Arts and Design

Goodman Gallery is selling artist-designed blankets to raise funds for a Johannesburg clinic




Nolan Oswald Dennis, radical (empathy), 2019.
Courtesy of Goodman Gallery and the artists

As the coronavirus pandemic spreads to South Africa, Goodman Gallery in Johannesburg has announced plans to sell a series of limited-edition blankets in aid of a health and welfare clinic in Johannesburg.

All of the sale profits from the textiles, priced at £500 (each in an edition of 50), will be donated to the non-profit Witkoppen Health & Welfare clinic, located in the northern suburbs of the city. “Having served as a vital non-discriminatory space for artists during the apartheid years, Goodman Gallery will seek to draw inspiration from this profound legacy in this time of crisis,” says Liza Essers, the director and owner of Goodman Gallery.

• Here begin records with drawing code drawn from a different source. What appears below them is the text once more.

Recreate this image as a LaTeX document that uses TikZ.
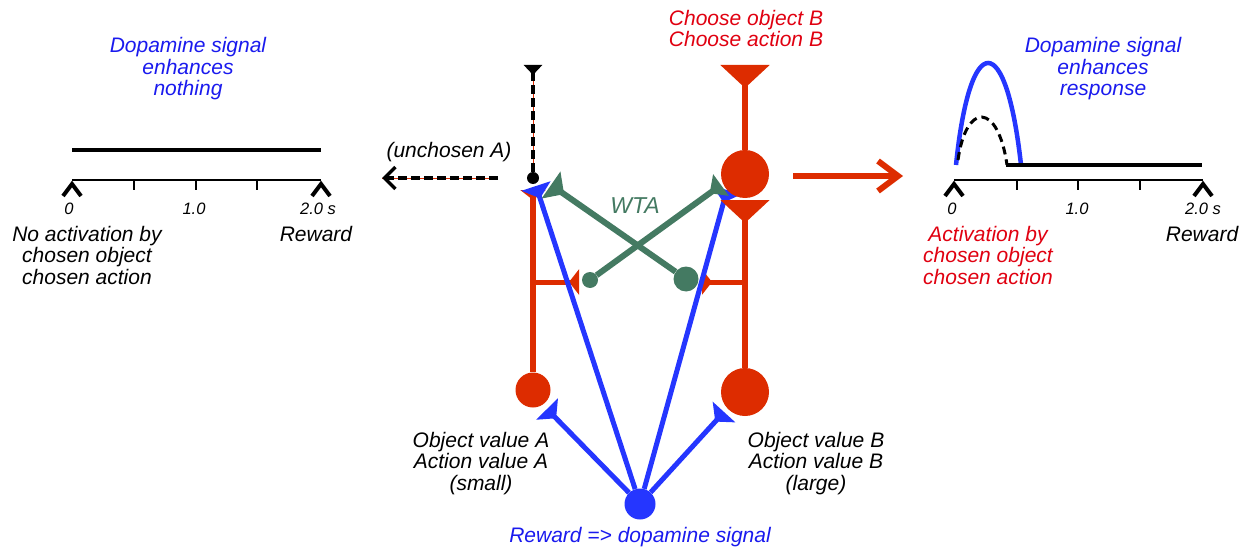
\documentclass[tikz,border=0pt]{standalone}
\usepackage{fontspec}
\setmainfont{Liberation Sans}
\usetikzlibrary{arrows.meta}
\definecolor{nred}{HTML}{DD2C00}
\definecolor{nblue}{HTML}{2536FF}
\definecolor{ngreen}{HTML}{447A62}
\definecolor{tblue}{HTML}{1A1AEE}
\definecolor{tred}{HTML}{E00010}
\begin{document}
\begin{tikzpicture}[x=1pt,y=-1pt,
  lbl/.style={font=\fontsize{21}{21.5}\selectfont\itshape, align=center, anchor=base, inner sep=0pt},
  tick/.style={font=\fontsize{16.5}{17}\selectfont\itshape, anchor=base, inner sep=0pt},
  soma/.style={circle, fill=nred, inner sep=0pt, minimum size=#1},
  gdot/.style={circle, fill=ngreen, inner sep=0pt, minimum size=#1},
  trace/.style={line width=3.5pt},
  axisline/.style={line width=1.6pt},
  chev/.style={line width=4pt, line join=miter},
  redline/.style={nred, line width=6pt},
  bluel/.style={nblue, line width=5pt},
  greenl/.style={ngreen, line width=6pt},
  dashblk/.style={line width=3.5pt, dash pattern=on 9pt off 4pt},
]
\useasboundingbox (0,0) rectangle (1246,548);

% ---------- left panel ----------
\node[lbl, text=tblue] (tl) at (188,96) {Dopamine signal\\enhances\\nothing};
\draw[trace] (72,150) -- (321,150);
\draw[axisline] (72,180) -- (321,180);
\foreach \x in {134,196,257} \draw[axisline] (\x,180) -- (\x,190);
\draw[chev] (63,196) -- (72,184) -- (81,196);
\draw[chev] (312,196) -- (321,184) -- (330,196);
\node[tick] (l0) at (69,214) {0};
\node[tick] (l1) at (194,214) {1.0};
\node[tick] (l2) at (318,214) {2.0 s};
\node[lbl] (lna) at (87,284) {No activation by\\chosen object\\chosen action};
\node[lbl] (lrw) at (316,241) {Reward};

% ---------- right panel ----------
\node[lbl, text=tblue] (tr) at (1103,96) {Dopamine signal\\enhances\\response};
\draw[nblue, line width=4.5pt] (956,165) .. controls (970,29) and (1006,29) .. (1021,165);
\draw[line width=3pt, dash pattern=on 8pt off 5pt] (958,160) .. controls (966,102) and (998,102) .. (1007,165);
\draw[trace] (1006,165) -- (1202,165);
\draw[axisline] (954,180) -- (1203,180);
\foreach \x in {1017,1078,1140} \draw[axisline] (\x,180) -- (\x,190);
\draw[chev] (945,196) -- (954,184) -- (963,196);
\draw[chev] (1194,196) -- (1203,184) -- (1212,196);
\node[tick] (r0) at (952,214) {0};
\node[tick] (r1) at (1077,214) {1.0};
\node[tick] (r2) at (1203,214) {2.0 s};
\node[lbl, text=tred] (rac) at (988,284) {Activation by\\chosen object\\chosen action};
\node[lbl] (rrw) at (1202,241) {Reward};

% red arrow between
\coordinate (ra1) at (793,176);
\coordinate (ra2) at (903,176);
\draw[nred, line width=6pt, -{Straight Barb[length=20pt,width=30pt]}] (ra1) -- (ra2);

% ---------- central circuit ----------
\node[lbl, text=tred] (chB) at (746,47) {Choose object B\\Choose action B};
\node[lbl] (unA) at (449,158) {(unchosen A)};
\node[lbl, text=ngreen, font=\fontsize{23}{24}\selectfont\itshape] (wta) at (635,213) {WTA};
\node[lbl] (ovA) at (481,490) {Object value A\\Action value A\\(small)};
\node[lbl] (ovB) at (816,490) {Object value B\\Action value B\\(large)};
\node[lbl, text=tblue] (rw) at (640,542) {Reward => dopamine signal};

% somas and dots
\node[soma=35pt] (sA) at (533,390) {};
\node[soma=48pt] (sB2) at (745,392) {};
\node[circle, fill=black, inner sep=0pt, minimum size=12pt] (dA) at (533,178) {};
\node[circle, fill=nblue, inner sep=0pt, minimum size=31pt] (dp) at (640,504) {};
\node[gdot=25pt] (gB) at (686,279) {};
\node[gdot=16pt] (gA) at (590,280) {};

\coordinate (tA) at (533,190);
\coordinate (bA) at (533,282);
\coordinate (bAe) at (579,282);
\coordinate (bB) at (745,282);
\coordinate (bBe) at (702,282);
\coordinate (tB2) at (745,200);
\coordinate (tB1) at (745,65);
\coordinate (tD) at (533,65);
\coordinate (ua1) at (498,178);
\coordinate (ua2) at (382,178);

% neuron A (red)
\draw[redline, -{Triangle[reversed,length=10pt,width=25pt]}] (sA) -- (tA);
\draw[nred, line width=5pt, -{Triangle[reversed,length=10pt,width=25pt]}] (bA) -- (bAe);
% neuron B lower
\draw[redline] (sB2) -- (bB);
\draw[nred, line width=5pt, -{Triangle[reversed,length=10pt,width=25pt]}] (bB) -- (bBe);

% unchosen A dashed parts
\draw[nred, line width=0.8pt] (dA) -- (tD);
\draw[dashblk, -{Triangle[reversed,length=10pt,width=18pt]}] (dA) -- (tD);
\draw[nred, line width=0.8pt] (ua1) -- (ua2);
\draw[dashblk, -{Straight Barb[length=11pt,width=22pt]}] (ua1) -- (ua2);

% blue dopamine projections
\coordinate (bl1) at (536,186);
\coordinate (bl2) at (727,190);
\coordinate (bl3) at (547,409);
\coordinate (bl4) at (724,412);
\draw[bluel, -{Triangle[reversed,length=13pt,width=30pt]}] (dp) -- (bl1);
\draw[bluel, -{Triangle[reversed,length=13pt,width=30pt]}] (dp) -- (bl2);
\draw[bluel, -{Triangle[reversed,length=13pt,width=30pt]}] (dp) -- (bl3);
\draw[bluel, -{Triangle[reversed,length=13pt,width=30pt]}] (dp) -- (bl4);

% green WTA
\coordinate (gt1) at (551,185);
\coordinate (gt2) at (721,185);
\draw[greenl, -{Triangle[reversed,length=16pt,width=32pt]}] (gB) -- (gt1);
\draw[greenl, -{Triangle[reversed,length=14pt,width=26pt]}] (gA) -- (gt2);

% neuron B upper parts over everything
\draw[redline, -{Triangle[reversed,length=23pt,width=48pt]}] (sB2) -- (tB2);
\node[soma=48pt] (sB1) at (745,174) {};
\draw[redline, -{Triangle[reversed,length=23pt,width=48pt]}] (sB1) -- (tB1);
\end{tikzpicture}
\end{document}
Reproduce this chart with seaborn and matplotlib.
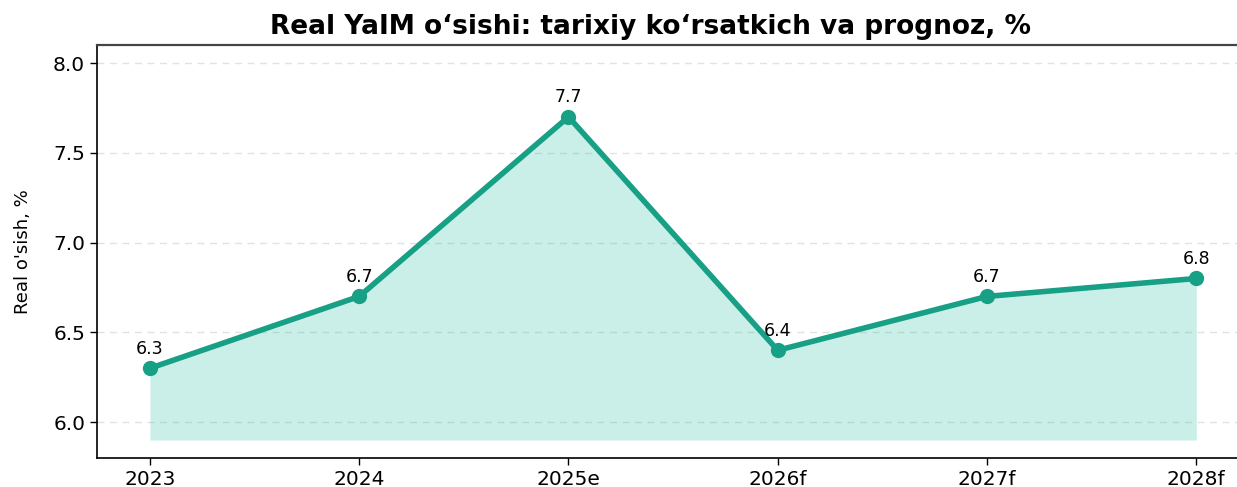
import matplotlib
matplotlib.use("Agg")
import matplotlib.pyplot as plt
import seaborn as sns
import pandas as pd

categories = ["2023", "2024", "2025e", "2026f", "2027f", "2028f"]
growth = [6.3, 6.7, 7.7, 6.4, 6.7, 6.8]
fill_base = 5.9

plt.rcdefaults()
plt.rcParams["font.family"] = ["DejaVu Sans"]

df = pd.DataFrame({"pos": range(len(categories)), "growth": growth})

fig = plt.figure(figsize=(12.37, 4.87), dpi=100)
ax = fig.add_axes([0.0784, 0.0595, 0.931, 0.848])

line_color = "#17a085"
ax.fill_between(df["pos"], fill_base, df["growth"], color="#1abc9c", alpha=0.23, linewidth=0)
sns.lineplot(data=df, x="pos", y="growth", ax=ax, color=line_color, linewidth=4,
             marker="o", markersize=11, markeredgewidth=0)

for x, y in zip(df["pos"], df["growth"]):
    ax.annotate(f"{y:.1f}", (x, y), xytext=(0, 7.5), textcoords="offset points",
                ha="center", va="bottom", fontsize=12.5, color="black")

ax.set_xlim(-0.253, 5.25)
ax.set_ylim(5.8, 8.1)
ax.set_xticks(df["pos"])
ax.set_xticklabels(categories, fontsize=14.5)
ax.set_yticks([6.0, 6.5, 7.0, 7.5, 8.0])
ax.set_yticklabels(["6.0", "6.5", "7.0", "7.5", "8.0"], fontsize=14.5)
ax.set_xlabel("")
ax.set_ylabel("Real o'sish, %", fontsize=13)
ax.yaxis.set_label_coords(-0.056, 0.5)
ax.yaxis.grid(True, linestyle=(0, (5, 4)), color="#e2e2e2", linewidth=1)
ax.set_axisbelow(True)
for s in ax.spines.values():
    s.set_color("black")
    s.set_linewidth(1.2)
ax.spines["top"].set_color("#444444")
ax.spines["top"].set_linewidth(1.6)
ax.tick_params(axis="both", length=5, width=1, color="black")

ax.set_title("Real YaIM o‘sishi: tarixiy ko‘rsatkich va prognoz, %", fontsize=19,
             fontweight="bold", pad=8, x=0.481)

fig.savefig("out.png", dpi=100)
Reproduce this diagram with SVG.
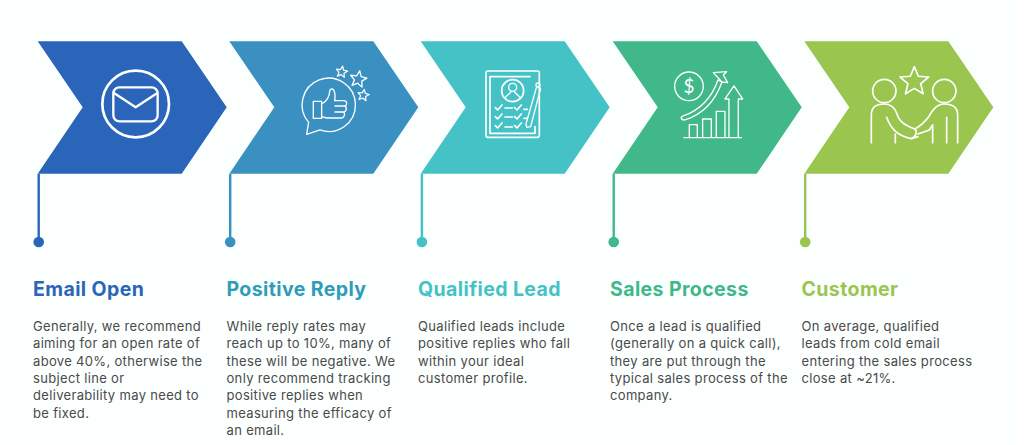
<svg xmlns="http://www.w3.org/2000/svg" width="1024" height="445" viewBox="0 0 1024 445">
<style>
.t{font-family:"Inter","Liberation Sans",sans-serif;font-weight:700;font-size:19.500px;letter-spacing:.4px}
.b{font-family:"Inter","Liberation Sans",sans-serif;font-size:13px;letter-spacing:.33px;fill:#4a4a4a}
.i{fill:none;stroke:#fff;stroke-linecap:round;stroke-linejoin:round}
</style>
<defs>
<polygon id="star" points="0,-1 .265,-.364 .951,-.309 .428,.139 .588,.809 0,.45 -.588,.809 -.428,.139 -.951,-.309 -.265,-.364"/>
<polygon id="chev" points="0,0 144,0 189,66 144,132.500 0,132.500 45,66"/>
</defs>
<rect width="1024" height="445" fill="#fff"/>
<rect width="1015" height="445" fill="#fbfffe"/>
<g id="connectors" fill="none" stroke-width="2.400">
<path d="M38.700 174V242" stroke="#2b65ba"/>
<path d="M230.200 174V242" stroke="#3b90c2"/>
<path d="M421.900 174V242" stroke="#45c2c6"/>
<path d="M613.700 174V242" stroke="#40b88a"/>
<path d="M805.200 174V242" stroke="#9ac650"/>
<circle cx="38.700" cy="242" r="5.300" fill="#2b65ba" stroke="none"/>
<circle cx="230.200" cy="242" r="5.300" fill="#3b90c2" stroke="none"/>
<circle cx="421.900" cy="242" r="5.300" fill="#45c2c6" stroke="none"/>
<circle cx="613.700" cy="242" r="5.300" fill="#40b88a" stroke="none"/>
<circle cx="805.200" cy="242" r="5.300" fill="#9ac650" stroke="none"/>
</g>
<g id="email-open">
<use href="#chev" x="37.700" y="41.300" fill="#2b65ba"/>
<g transform="translate(20 30) scale(.3333)" class="i">
<circle cx="347" cy="222" r="100" stroke-width="8"/>
<rect x="280" y="172" width="133" height="102" rx="18" stroke-width="7"/>
<path d="M283 190L347 232L411 190" stroke-width="7"/>
</g>
<text class="t" x="33" y="296" fill="#2b65ba">Email Open</text>
<text class="b" x="33" y="331">Generally, we recommend</text>
<text class="b" x="33" y="348.300">aiming for an open rate of</text>
<text class="b" x="33" y="365.600">above 40%, otherwise the</text>
<text class="b" x="33" y="382.900">subject line or</text>
<text class="b" x="33" y="400.200">deliverability may need to</text>
<text class="b" x="33" y="417.500">be fixed.</text>
</g>
<g id="positive-reply">
<use href="#chev" x="229.300" y="41.300" fill="#3b90c2"/>
<g transform="translate(20 30) scale(.3333)" class="i" stroke-width="4">
<path d="M866 277A80 80 0 1 1 900 300L860 313Z"/>
<rect x="880" y="214" width="25" height="51"/>
<path d="M905 222C920 215 928 205 930 180C940 170 948 185 944 212H972C982 212 982 224 976 228C982 236 978 244 972 246C976 254 972 262 966 264H920L905 260"/>
<path d="M945 228H976M945 246H972"/>
<use href="#star" transform="translate(965 126) rotate(10) scale(18)" stroke-width=".2"/>
<use href="#star" transform="translate(1015 148) rotate(10) scale(26)" stroke-width=".15"/>
<use href="#star" transform="translate(1030 196) rotate(10) scale(18)" stroke-width=".2"/>
</g>
<text class="t" x="226.500" y="296" fill="#2f9cb9">Positive Reply</text>
<text class="b" x="226.500" y="331">While reply rates may</text>
<text class="b" x="226.500" y="348.300">reach up to 10%, many of</text>
<text class="b" x="226.500" y="365.600">these will be negative. We</text>
<text class="b" x="226.500" y="382.900">only recommend tracking</text>
<text class="b" x="226.500" y="400.200">positive replies when</text>
<text class="b" x="226.500" y="417.500">measuring the efficacy of</text>
<text class="b" x="226.500" y="434.800">an email.</text>
</g>
<g id="qualified-lead">
<use href="#chev" x="420.700" y="41.300" fill="#45c2c6"/>
<g transform="translate(410 30) scale(.3333)" class="i" stroke-width="5">
<rect x="228" y="123" width="160" height="199" rx="6"/>
<path d="M360 140H240V310H375V290"/>
<circle cx="308" cy="182" r="33"/>
<circle cx="308" cy="172" r="12" stroke-width="4"/>
<path d="M284 204C292 195 298 192 304 184M332 204C324 195 318 192 312 184" stroke-width="4"/>
<path d="M256 233L263 240L276 225M314 233L321 240L334 225M256 260L263 267L276 252M314 260L321 267L334 252M256 287L263 294L276 279M314 287L321 294L334 279"/>
<path d="M285 234H307M285 261H307M285 291H307M342 238H352M342 265H352"/>
<path d="M380 170L392 175L362 290L350 292L348 282Z" stroke-width="4"/>
<circle cx="384" cy="165" r="6" stroke-width="4"/>
</g>
<text class="t" x="418" y="296" fill="#45c2c6">Qualified Lead</text>
<text class="b" x="418" y="331">Qualified leads include</text>
<text class="b" x="418" y="348.300">positive replies who fall</text>
<text class="b" x="418" y="365.600">within your ideal</text>
<text class="b" x="418" y="382.900">customer profile.</text>
</g>
<g id="sales-process">
<use href="#chev" x="612.700" y="41.300" fill="#40b88a"/>
<g transform="translate(410 30) scale(.3333)" class="i" stroke-width="4">
<circle cx="837" cy="169" r="43"/>
<path d="M820 258C870 240 905 205 924 150L936 156L910 128L950 125L940 135L953 158L936 156C915 215 880 252 825 270C812 270 810 262 820 258Z"/>
<path d="M838 322V284H862V322M878 322V267H904V322M919 322V244H945V322M957 322V207H945L972 168L998 207H985V322M822 323H994"/>
</g>
<text x="689" y="93" font-family="Lato,'Liberation Sans',sans-serif" font-size="19" fill="#fff" text-anchor="middle">$</text>
<text class="t" x="610" y="296" fill="#40b88a">Sales Process</text>
<text class="b" x="610" y="331">Once a lead is qualified</text>
<text class="b" x="610" y="348.300">(generally on a quick call),</text>
<text class="b" x="610" y="365.600">they are put through the</text>
<text class="b" x="610" y="382.900">typical sales process of the</text>
<text class="b" x="610" y="400.200">company.</text>
</g>
<g id="customer">
<use href="#chev" x="804.300" y="41.300" fill="#9ac650"/>
<g transform="translate(790 30) scale(.3333)" class="i" stroke-width="5">
<use href="#star" transform="translate(373 155) scale(45)" stroke-width=".11"/>
<circle cx="283" cy="183" r="35"/>
<circle cx="463" cy="183" r="35"/>
<path d="M244 338V255C244 232 260 222 282 222C302 222 314 232 320 250C326 270 338 285 375 297C382 305 378 322 364 326C330 318 305 305 290 262"/>
<path d="M316 312V338"/>
<path d="M503 338V255C503 232 488 222 463 222C440 222 428 240 415 262C405 275 392 288 375 297M384 312L418 300L428 285V338M470 262V338"/>
<path d="M364 326L384 320"/>
</g>
<text class="t" x="801.500" y="296" fill="#9ac650">Customer</text>
<text class="b" x="801.500" y="331">On average, qualified</text>
<text class="b" x="801.500" y="348.300">leads from cold email</text>
<text class="b" x="801.500" y="365.600">entering the sales process</text>
<text class="b" x="801.500" y="382.900">close at ~21%.</text>
</g>
</svg>
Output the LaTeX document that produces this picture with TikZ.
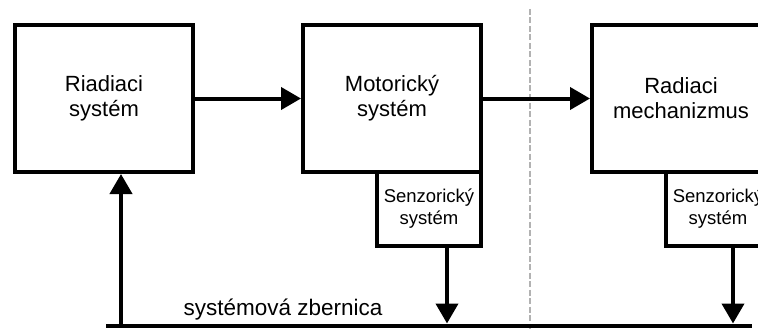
\documentclass[tikz,border=0pt]{standalone}
\usepackage{fontspec}
\setmainfont{Liberation Sans}
\usetikzlibrary{positioning,arrows.meta}

\begin{document}
\begin{tikzpicture}[
    x=1pt, y=-1pt,
    box/.style={draw, line width=4pt, minimum width=178pt, minimum height=147pt,
                align=center, inner sep=0pt, font=\fontsize{22}{25}\selectfont}, % main blocks
    sbox/.style={draw, line width=4pt, minimum width=104pt, minimum height=74pt,
                 align=center, inner sep=0pt, font=\fontsize{18.5}{22}\selectfont}, % sensor blocks
    arr/.style={line width=4pt, -{Triangle[length=20pt,width=22pt]}},            % thick arrows
    divider/.style={gray!60, line width=1.2pt, dash pattern=on 6pt off 2.5pt}      % boundary line
    ]

    \path[use as bounding box, clip] (0,0) rectangle (758,329);

    % Main blocks
    \node[box] (RS) at (104,98.5) {Riadiaci\\systém};
    \node[box, right=106pt of RS] (MS) {Motorický\\systém};
    \node[box, right=107pt of MS] (RM) {Radiaci\\mechanizmus};

    % Sensor blocks under the right corners
    \node[sbox, below=-4pt of MS.south east, anchor=north east] (SS1) {Senzorický\\systém};
    \node[sbox, below=-4pt of RM.south east, anchor=north east] (SS2) {Senzorický\\systém};

    % Boundary
    \draw[divider] (530,9) -- (530,329);

    % System bus
    \coordinate (busL) at (106,325.5);
    \coordinate (busR) at (752,325.5);
    \draw[line width=4pt] (busL) -- (busR);
    \node[anchor=base west, font=\fontsize{22.5}{25}\selectfont] (busLabel) at (180,315) {systémová zbernica};

    % Connections
    \draw[arr] (RS) -- (MS);
    \draw[arr] (MS) -- (RM);
    \draw[arr] ([xshift=17pt]RS.south |- busL) -- ([xshift=17pt]RS.south);
    \draw[arr] ([xshift=18pt]SS1.south) -- ([xshift=18pt, yshift=2pt]SS1.south |- busL);
    \draw[arr] ([xshift=15pt]SS2.south) -- ([xshift=15pt, yshift=2pt]SS2.south |- busL);

\end{tikzpicture}
\end{document}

The artists participating in the project are Broomberg & Chanarin, Nolan Oswald Dennis, Reza Farkhondeh & Ghada Amer, and Samson Kambalu. The photographers Broomberg & Chanarin have produced a text piece, Breaking the Knife not the Wound, while Dennis has produced a piece resembling a collage of limbs entitled radical (empathy), 2019.

Farkhondeh and Amer explore femininity in their textile work, House of Lust (2019), which shows two women entwined in a state of ecstasy. Malawi-born Samson Kambalu, whose work featured in the 2015 Venice Biennale, has created a Modernist graphic design (Hand Written, 2019).

The gallery has previously supported NGOs in the healthcare sector, raising money for charities such as the Red Cross. Goodman Gallery’s partnership with Witkoppen began last year when Edwin Cameron, formerly a judge on the Constitutional Court of South Africa, took Essers to the Witkoppen Clinic to witness first-hand how the clinic works. “I realised that this needed to be the gallery’s next NGO partnership,” she says.

Essers says that she aims to establish an artist solidarity fund in South Africa. “Unlike in many Western countries, South Africa does not have government funding going to artists. People are plunging into unemployment by the millions. There is a need to get creative in South Africa at grass roots levels and think about ways that we can contribute to people’s survival across the board.”

Goodman Gallery opened in London in September, adding to locations in Cape Town and Johannesburg. A solo show of works by the US-Iranian artist Shirin Neshat (Land of Dreams) opened at the London space last month (viewing of the exhibition can now be arranged by appointment).